(Figure scripts)

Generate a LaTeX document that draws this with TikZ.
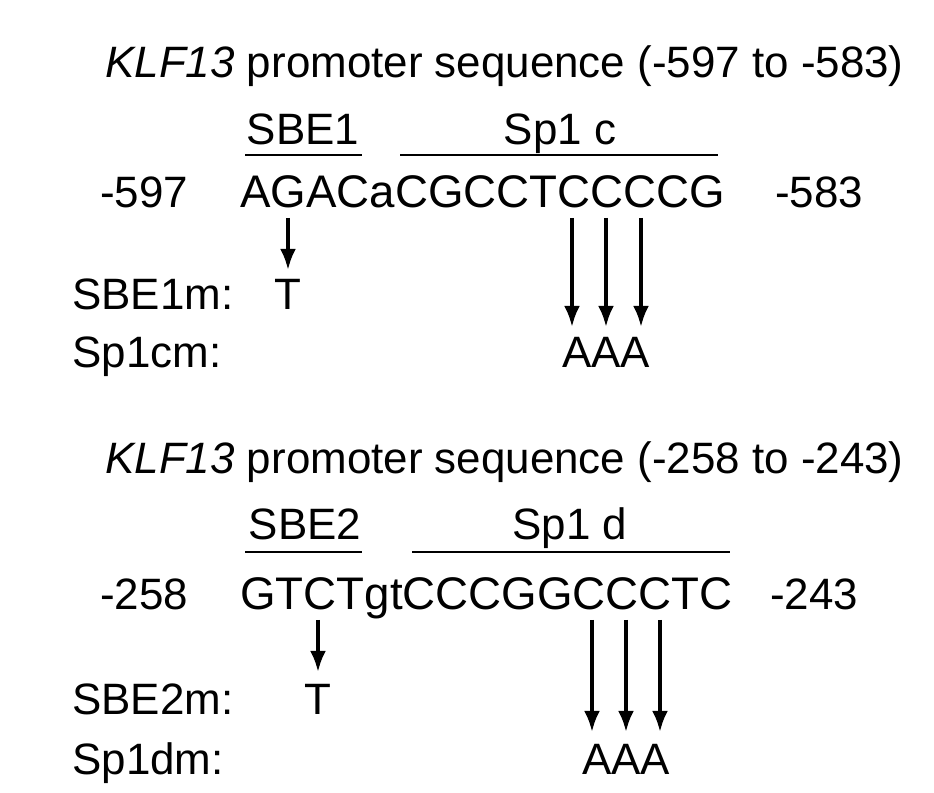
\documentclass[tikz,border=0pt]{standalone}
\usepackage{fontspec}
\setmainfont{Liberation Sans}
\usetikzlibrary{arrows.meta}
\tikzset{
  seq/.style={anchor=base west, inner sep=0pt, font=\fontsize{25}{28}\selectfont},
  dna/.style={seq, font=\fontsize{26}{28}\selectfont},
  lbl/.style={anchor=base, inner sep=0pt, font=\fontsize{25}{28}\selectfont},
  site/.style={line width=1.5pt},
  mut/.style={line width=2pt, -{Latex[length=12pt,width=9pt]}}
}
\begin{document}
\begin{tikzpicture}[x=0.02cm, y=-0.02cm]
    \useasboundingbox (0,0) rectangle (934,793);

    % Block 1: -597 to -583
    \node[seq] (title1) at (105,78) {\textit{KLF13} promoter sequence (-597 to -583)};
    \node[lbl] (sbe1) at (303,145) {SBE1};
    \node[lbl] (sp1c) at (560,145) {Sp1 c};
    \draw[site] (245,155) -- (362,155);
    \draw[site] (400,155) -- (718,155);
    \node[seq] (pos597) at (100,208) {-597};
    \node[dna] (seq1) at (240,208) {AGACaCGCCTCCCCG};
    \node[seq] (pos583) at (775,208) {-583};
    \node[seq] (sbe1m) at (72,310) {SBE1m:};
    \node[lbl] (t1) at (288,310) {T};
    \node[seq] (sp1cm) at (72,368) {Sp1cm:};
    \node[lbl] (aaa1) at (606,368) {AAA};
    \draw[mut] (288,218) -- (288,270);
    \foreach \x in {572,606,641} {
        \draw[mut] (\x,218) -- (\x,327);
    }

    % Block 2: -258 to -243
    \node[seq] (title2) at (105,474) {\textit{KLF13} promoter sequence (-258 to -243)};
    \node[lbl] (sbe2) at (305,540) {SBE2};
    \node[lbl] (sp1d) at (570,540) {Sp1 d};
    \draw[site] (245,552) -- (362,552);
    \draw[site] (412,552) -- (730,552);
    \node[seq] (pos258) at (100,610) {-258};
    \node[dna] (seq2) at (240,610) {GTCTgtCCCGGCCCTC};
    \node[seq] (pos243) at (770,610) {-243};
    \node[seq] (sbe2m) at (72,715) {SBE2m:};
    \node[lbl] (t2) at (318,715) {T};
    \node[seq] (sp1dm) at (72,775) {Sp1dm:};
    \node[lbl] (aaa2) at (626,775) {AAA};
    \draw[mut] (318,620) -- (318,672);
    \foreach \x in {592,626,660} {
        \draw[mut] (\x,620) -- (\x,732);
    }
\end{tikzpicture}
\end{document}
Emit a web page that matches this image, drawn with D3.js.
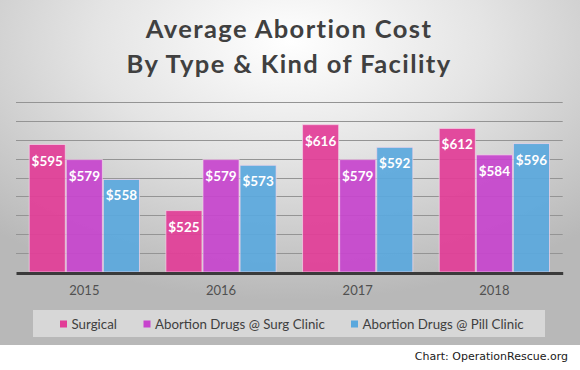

▸ **What the exercise asks**
The required output is the exact run of lines from the start of the records through the line containing "(0,0) rectangle (934,793);", both ends included, with no pictures.

▸ **Solution below**
Generate a LaTeX document that draws this with TikZ.
\documentclass[tikz,border=0pt]{standalone}
\usepackage{fontspec}
\setmainfont{Liberation Sans}
\usetikzlibrary{arrows.meta}
\tikzset{
  seq/.style={anchor=base west, inner sep=0pt, font=\fontsize{25}{28}\selectfont},
  dna/.style={seq, font=\fontsize{26}{28}\selectfont},
  lbl/.style={anchor=base, inner sep=0pt, font=\fontsize{25}{28}\selectfont},
  site/.style={line width=1.5pt},
  mut/.style={line width=2pt, -{Latex[length=12pt,width=9pt]}}
}
\begin{document}
\begin{tikzpicture}[x=0.02cm, y=-0.02cm]
    \useasboundingbox (0,0) rectangle (934,793);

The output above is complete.